Mikati is a member of the March 8th Alliance, a parliamentary coalition that includes Hezbollah and currently rules Lebanon. The coalition and the Lebanese state in general rest on a precarious balance between the nation’s Sunni, Shia, Alawite, Druze, Maronite, and Orthodox factions. The government has already surrendered de facto control of many areas of Eastern Lebanon to Shia tribes like the Muqdad.
Beirut political commentator Rami Khouri explained the limits of the government’s ability to control civil strife: “The Lebanese state is not a powerful centralized state. You have people outside the control of the state, whether it’s Hezbollah or small groups like these family-based militias … The worry is that these incidents can escalate and get out of hand. Then you end up with armed conflict in the street.”
Lebanese security forces arrested former Information Minister Michel Samaha on August 9 for allegedly plotting to incite sectarian violence through “terrorist attacks” against Sunnis together with top Syrian Army officers.
Robert Fisk, the Independent’s correspondent in the Middle East, noted that the charges against Samaha were made “without a thread of evidence publicly revealed.”
In a further indication of the escalating conflict, Samir Geagea, the leader of Lebanese Forces, has called for the declaration of a state of emergency. Lebanese Forces, a right-wing Christian group, is the second most powerful political party in the opposition March 14th Alliance—a group which opposes Syrian influence and backs anti-Assad forces in Syria.
“The image formed in every citizen’s mind now is that Lebanon is an uncontrollable state with no authority, constitution or rules whatsoever,” said Geagea at a press conference on Friday. “No matter how righteous and decent their cause was, nothing justifies what happened, as it paralyzed the country and annulled the state’s role.”

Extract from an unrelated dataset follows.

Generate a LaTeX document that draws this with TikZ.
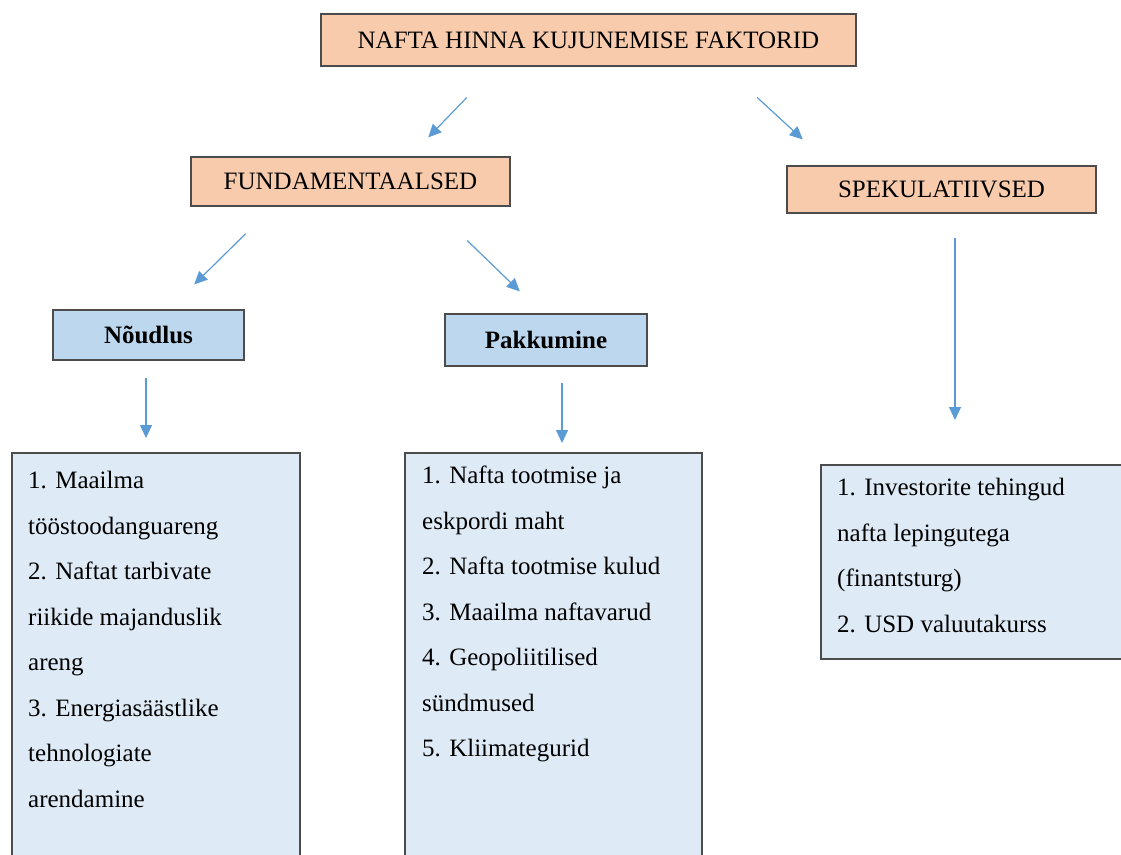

In response to the heightened risks, Saudi Arabia, Kuwait, the United Arab Emirates, and Qatar are advising their citizens to leave Lebanon as quickly as possible.
The United States and Turkey issued travel warnings for Lebanon on Friday in response to the kidnapping of a Turkish business man who was among the more than 20 people captured Wednesday by the Muqdad tribe.
“The US embassy has received reports of an increased possibility of attacks against US citizens in Lebanon,” an embassy statement read. “Possible threats include kidnapping, the potential for an upsurge in violence, the escalation of family or neighborhood disputes, as well as US citizens being the target of terrorist attacks in Lebanon.”
French Foreign Minister Laurent Fabius made a visit to Lebanon. According to the French Ministry of Foreign Affairs, he met with “the highest Lebanese officials: the president prime minister, speaker of the parliament and minister of foreign affairs. He will meet with humanitarian actors. He will also speak to opposition figures.”
The Obama administration is also ratcheting up its involvement in Lebanon, criticizing Hezbollah for giving “extensive support to the Syrian government’s violent suppression of the Syrian people,” according to David Cohen, undersecretary of the Treasury for terrorism and financial intelligence. “[It] exposes the true nature of this terrorist organization and its destabilizing presence in the region.”
These claims are hypocritical. The US and its allies have been funneling vast amounts of cash and weapons, through the CIA and other intelligence agencies, to Sunni sectarian groups waging war in Syria. This war is now spreading beyond the borders of Syria, threatening to plunge the entire region into a bloodbath.